Exercise task: The data below should be restated word for word, with every picture omitted.

'''

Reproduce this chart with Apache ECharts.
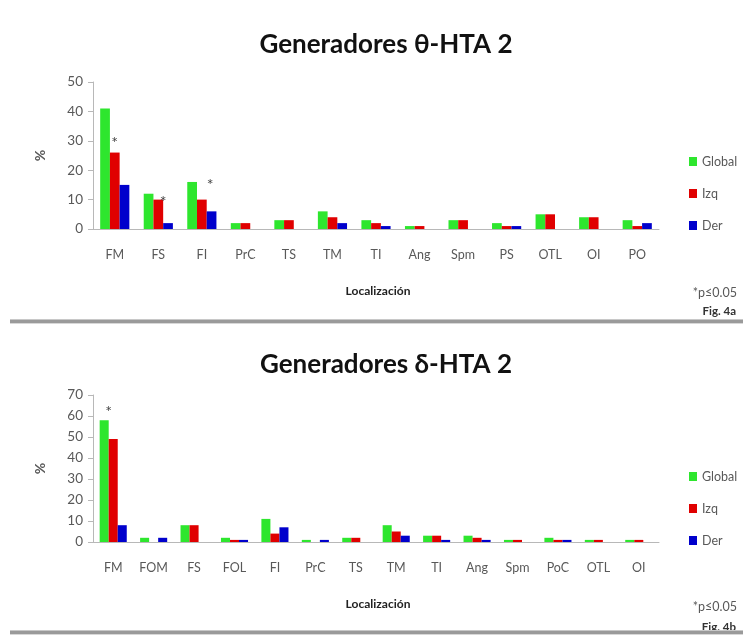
<!DOCTYPE html>
<html>
<head>
<meta charset="utf-8">
<script src="https://cdn.jsdelivr.net/npm/echarts@6/dist/echarts.min.js"></script>
<style>
html,body{margin:0;padding:0;background:#fff;}
#c{width:743px;height:636px;}
</style>
</head>
<body>
<div id="c"></div>
<script>
// ---- data: chart 4a (theta) ----
var catsTheta = ['FM','FS','FI','PrC','TS','TM','TI','Ang','Spm','PS','OTL','OI','PO'];
var globalTheta = [41,12,16,2,3,6,3,1,3,2,5,4,3];
var izqTheta    = [26,10,10,2,3,4,2,1,3,1,5,4,1];
var derTheta    = [15, 2, 6,0,0,2,1,0,0,1,0,0,2];
var sigTheta = [['FM','Izq'],['FS','Izq'],['FI','Der']];

// ---- data: chart 4b (delta) ----
var catsDelta = ['FM','FOM','FS','FOL','FI','PrC','TS','TM','TI','Ang','Spm','PoC','OTL','OI'];
var globalDelta = [58,2,8,2,11,1,2,8,3,3,1,2,1,1];
var izqDelta    = [49,0,8,1, 4,0,2,5,3,2,1,1,1,1];
var derDelta    = [ 8,2,0,1, 7,1,0,3,1,1,0,1,0,0];
var sigDelta = [['FM','Global']];

var yTicksTheta = [0,10,20,30,40,50];
var yTicksDelta = [0,10,20,30,40,50,60,70];

var seriesNames = ['Global','Izq','Der'];
var colors = {Global:'#2ee62e', Izq:'#e00000', Der:'#0000cc'};
var FONT = 'Lato';
var GRAY = '#595959';

// asterisk label placement relative to its bar (style only)
var starPos = {
  'theta|FM': ['50%',-10], 'theta|FS': ['100%',2], 'theta|FI': ['35%',-27],
  'delta|FM': ['100%',-8]
};

function buildData(key, cats, vals, name, sig){
  return vals.map(function(v,i){
    var isSig = sig.some(function(s){return s[0]===cats[i] && s[1]===name;});
    if(!isSig) return v;
    return {value:v, label:{show:true, position:starPos[key+'|'+cats[i]]||'top', formatter:'*',
      align:'center', verticalAlign:'middle', color:'#444', fontSize:16, fontFamily:FONT}};
  });
}

function mkSeries(key, cats, arrs, sig, idx){
  return seriesNames.map(function(n,k){
    return {
      name:n, type:'bar', xAxisIndex:idx, yAxisIndex:idx,
      barGap:'0%', barCategoryGap:'33%',
      itemStyle:{color:colors[n]},
      data: buildData(key, cats, arrs[k], n, sig),
      animation:false
    };
  });
}

function xAx(cats, idx){
  return {type:'category', gridIndex:idx, data:cats,
    axisLine:{lineStyle:{color:'#b8b8b8', width:1}},
    axisTick:{show:false},
    axisLabel:{color:GRAY, fontSize:12.5, fontFamily:FONT, margin:19, interval:0}};
}
function yAx(ticks, idx){
  return {type:'value', gridIndex:idx, min:ticks[0], max:ticks[ticks.length-1], interval:ticks[1]-ticks[0],
    name:'%', nameLocation:'middle', nameGap:46, nameRotate:90,
    nameTextStyle:{color:GRAY, fontSize:14, fontFamily:FONT, fontWeight:'bold'},
    axisLine:{show:true, lineStyle:{color:'#b8b8b8'}},
    axisTick:{show:true, inside:false, length:5, lineStyle:{color:'#b8b8b8'}},
    splitLine:{show:false},
    axisLabel:{color:GRAY, fontSize:13.5, fontFamily:FONT, margin:10}};
}

function legend(top){
  return {orient:'vertical', left:684, top:top, data:seriesNames,
    icon:'rect', itemWidth:8, itemHeight:9, itemGap:19,
    textStyle:{color:GRAY, fontSize:12.5, fontFamily:FONT}, itemStyle:{borderWidth:0}, selectedMode:false};
}

function txt(x,y,s,size,weight,align,color){
  return {type:'text', x:x, y:y, style:{text:s, x:0, y:0, fill:color||GRAY, font:(weight||'normal')+' '+size+'px '+FONT, align:align||'center', verticalAlign:'middle'}};
}
function sep(y){
  return [
    {type:'rect', shape:{x:10,y:y-2,width:733,height:4}, style:{fill:'#9a9a9a'}},
    {type:'rect', shape:{x:10,y:y-2,width:733,height:1}, style:{fill:'#c8c8c8'}},
    {type:'rect', shape:{x:10,y:y+2,width:733,height:1}, style:{fill:'#d8d8d8'}}
  ];
}

var chart = echarts.init(document.getElementById('c'), null, {renderer:'canvas'});
chart.setOption({
  animation:false,
  backgroundColor:'#fff',
  grid:[
    {left:93, right:84, top:82, height:147, containLabel:false},
    {left:93, right:84, top:395, height:147, containLabel:false}
  ],
  xAxis:[xAx(catsTheta,0), xAx(catsDelta,1)],
  yAxis:[yAx(yTicksTheta,0), yAx(yTicksDelta,1)],
  legend:[legend(150), legend(465)],
  series: mkSeries('theta', catsTheta, [globalTheta, izqTheta, derTheta], sigTheta, 0)
    .concat(mkSeries('delta', catsDelta, [globalDelta, izqDelta, derDelta], sigDelta, 1)),
  graphic: [
    txt(386,45,'Generadores θ-HTA 2',26,'bold','center','#111'),
    txt(378,291,'Localización',12,'bold','center','#222'),
    txt(737,293,'*p≤0.05',12.5,'normal','right',GRAY),
    txt(736,311,'Fig. 4a',11.5,'bold','right','#333'),
    txt(386,365,'Generadores δ-HTA 2',26,'bold','center','#111'),
    txt(378,604,'Localización',12,'bold','center','#222'),
    txt(737,607,'*p≤0.05',12.5,'normal','right',GRAY),
    txt(736,627,'Fig. 4b',11.5,'bold','right','#333')
  ].concat(sep(321)).concat(sep(632))
});
</script>
</body>
</html>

'''

Result for this task:
Reproduce this chart with Apache ECharts.
<!DOCTYPE html>
<html>
<head>
<meta charset="utf-8">
<script src="https://cdn.jsdelivr.net/npm/echarts@6/dist/echarts.min.js"></script>
<style>
html,body{margin:0;padding:0;background:#fff;}
#c{width:743px;height:636px;}
</style>
</head>
<body>
<div id="c"></div>
<script>
// ---- data: chart 4a (theta) ----
var catsTheta = ['FM','FS','FI','PrC','TS','TM','TI','Ang','Spm','PS','OTL','OI','PO'];
var globalTheta = [41,12,16,2,3,6,3,1,3,2,5,4,3];
var izqTheta    = [26,10,10,2,3,4,2,1,3,1,5,4,1];
var derTheta    = [15, 2, 6,0,0,2,1,0,0,1,0,0,2];
var sigTheta = [['FM','Izq'],['FS','Izq'],['FI','Der']];

// ---- data: chart 4b (delta) ----
var catsDelta = ['FM','FOM','FS','FOL','FI','PrC','TS','TM','TI','Ang','Spm','PoC','OTL','OI'];
var globalDelta = [58,2,8,2,11,1,2,8,3,3,1,2,1,1];
var izqDelta    = [49,0,8,1, 4,0,2,5,3,2,1,1,1,1];
var derDelta    = [ 8,2,0,1, 7,1,0,3,1,1,0,1,0,0];
var sigDelta = [['FM','Global']];

var yTicksTheta = [0,10,20,30,40,50];
var yTicksDelta = [0,10,20,30,40,50,60,70];

var seriesNames = ['Global','Izq','Der'];
var colors = {Global:'#2ee62e', Izq:'#e00000', Der:'#0000cc'};
var FONT = 'Lato';
var GRAY = '#595959';

// asterisk label placement relative to its bar (style only)
var starPos = {
  'theta|FM': ['50%',-10], 'theta|FS': ['100%',2], 'theta|FI': ['35%',-27],
  'delta|FM': ['100%',-8]
};

function buildData(key, cats, vals, name, sig){
  return vals.map(function(v,i){
    var isSig = sig.some(function(s){return s[0]===cats[i] && s[1]===name;});
    if(!isSig) return v;
    return {value:v, label:{show:true, position:starPos[key+'|'+cats[i]]||'top', formatter:'*',
      align:'center', verticalAlign:'middle', color:'#444', fontSize:16, fontFamily:FONT}};
  });
}

function mkSeries(key, cats, arrs, sig, idx){
  return seriesNames.map(function(n,k){
    return {
      name:n, type:'bar', xAxisIndex:idx, yAxisIndex:idx,
      barGap:'0%', barCategoryGap:'33%',
      itemStyle:{color:colors[n]},
      data: buildData(key, cats, arrs[k], n, sig),
      animation:false
    };
  });
}

function xAx(cats, idx){
  return {type:'category', gridIndex:idx, data:cats,
    axisLine:{lineStyle:{color:'#b8b8b8', width:1}},
    axisTick:{show:false},
    axisLabel:{color:GRAY, fontSize:12.5, fontFamily:FONT, margin:19, interval:0}};
}
function yAx(ticks, idx){
  return {type:'value', gridIndex:idx, min:ticks[0], max:ticks[ticks.length-1], interval:ticks[1]-ticks[0],
    name:'%', nameLocation:'middle', nameGap:46, nameRotate:90,
    nameTextStyle:{color:GRAY, fontSize:14, fontFamily:FONT, fontWeight:'bold'},
    axisLine:{show:true, lineStyle:{color:'#b8b8b8'}},
    axisTick:{show:true, inside:false, length:5, lineStyle:{color:'#b8b8b8'}},
    splitLine:{show:false},
    axisLabel:{color:GRAY, fontSize:13.5, fontFamily:FONT, margin:10}};
}

function legend(top){
  return {orient:'vertical', left:684, top:top, data:seriesNames,
    icon:'rect', itemWidth:8, itemHeight:9, itemGap:19,
    textStyle:{color:GRAY, fontSize:12.5, fontFamily:FONT}, itemStyle:{borderWidth:0}, selectedMode:false};
}

function txt(x,y,s,size,weight,align,color){
  return {type:'text', x:x, y:y, style:{text:s, x:0, y:0, fill:color||GRAY, font:(weight||'normal')+' '+size+'px '+FONT, align:align||'center', verticalAlign:'middle'}};
}
function sep(y){
  return [
    {type:'rect', shape:{x:10,y:y-2,width:733,height:4}, style:{fill:'#9a9a9a'}},
    {type:'rect', shape:{x:10,y:y-2,width:733,height:1}, style:{fill:'#c8c8c8'}},
    {type:'rect', shape:{x:10,y:y+2,width:733,height:1}, style:{fill:'#d8d8d8'}}
  ];
}

var chart = echarts.init(document.getElementById('c'), null, {renderer:'canvas'});
chart.setOption({
  animation:false,
  backgroundColor:'#fff',
  grid:[
    {left:93, right:84, top:82, height:147, containLabel:false},
    {left:93, right:84, top:395, height:147, containLabel:false}
  ],
  xAxis:[xAx(catsTheta,0), xAx(catsDelta,1)],
  yAxis:[yAx(yTicksTheta,0), yAx(yTicksDelta,1)],
  legend:[legend(150), legend(465)],
  series: mkSeries('theta', catsTheta, [globalTheta, izqTheta, derTheta], sigTheta, 0)
    .concat(mkSeries('delta', catsDelta, [globalDelta, izqDelta, derDelta], sigDelta, 1)),
  graphic: [
    txt(386,45,'Generadores θ-HTA 2',26,'bold','center','#111'),
    txt(378,291,'Localización',12,'bold','center','#222'),
    txt(737,293,'*p≤0.05',12.5,'normal','right',GRAY),
    txt(736,311,'Fig. 4a',11.5,'bold','right','#333'),
    txt(386,365,'Generadores δ-HTA 2',26,'bold','center','#111'),
    txt(378,604,'Localización',12,'bold','center','#222'),
    txt(737,607,'*p≤0.05',12.5,'normal','right',GRAY),
    txt(736,627,'Fig. 4b',11.5,'bold','right','#333')
  ].concat(sep(321)).concat(sep(632))
});
</script>
</body>
</html>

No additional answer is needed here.